The weather was nonpareil–gorgeous sun and clear cerulean skies puffed about with exquisite and dreamily dramatic cumulus –and the temperature was moderate mid-September, mild for walking from district to district. I met many terrific people, and my roommate is a longtime friend and activist who is a wonder for her indomitable energy and fierce passion to save the union and defend Judaism from its many detractors. The hotel was quite vast, and far above what we could have been bivouacked in–we were all offered Casino coupons for $15 ‘free dollars to gamble–Of the 150, I don’t believe even one person took advantage of the offer. The beds were those “sleep-number” beds with remote control devices on the pillow that you can harden or soften per your taste or delight. We enjoyed copious hot and cold water, toilets that flushed on command, lovely showers and clean dining accommodations. Lighting in the bedrooms was excellent–so many hotels fail in proper lighting.
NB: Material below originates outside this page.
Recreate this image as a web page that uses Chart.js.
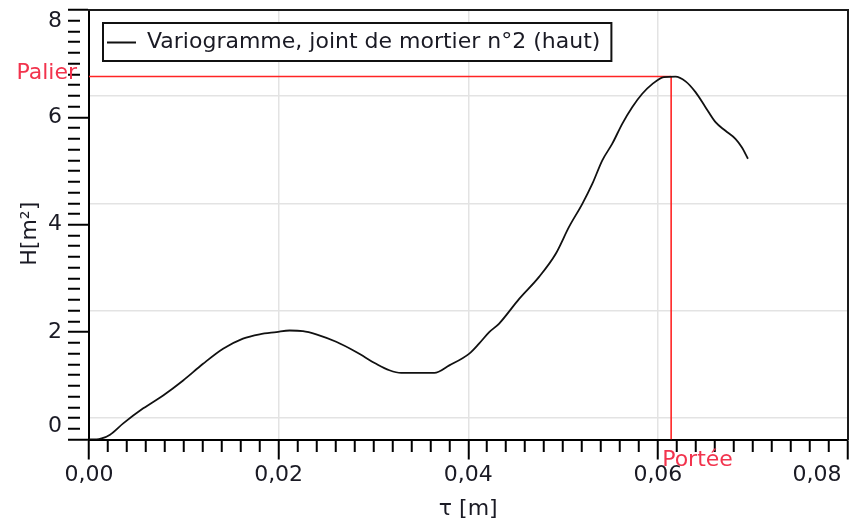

On the way back, we made excellent time on the bus, but were mysteriously trapped in the Lincoln Tunnel for 2 hours, without explanation or comment. Many left the bus on foot, in annoyance; those who stayed were rewarded only mere minutes later as we took off again, no explanation, still, and returned to our point of departure. Several people feared the reason we were becalmed in a long queue of commuter buses was a “terror attack.” I discouraged talk of that nature, as we thought it added nothing and caused some to panic. It would however have been nice to have been given a reason for the untoward stoppage on a non-climate-related holdup. Weather could not have been more perfect. Perhaps we will read why so many thousands of us were being stopped for so long. Maybe, of course, not.
The crucial ticket is how many of those we buttonholed will cast their votes for the man who will rescue the union from its endless languor of no jobs, threadbare mortgages, empty larders under the arrogant, unresponsive, over-the-top radical Pretender in Chief?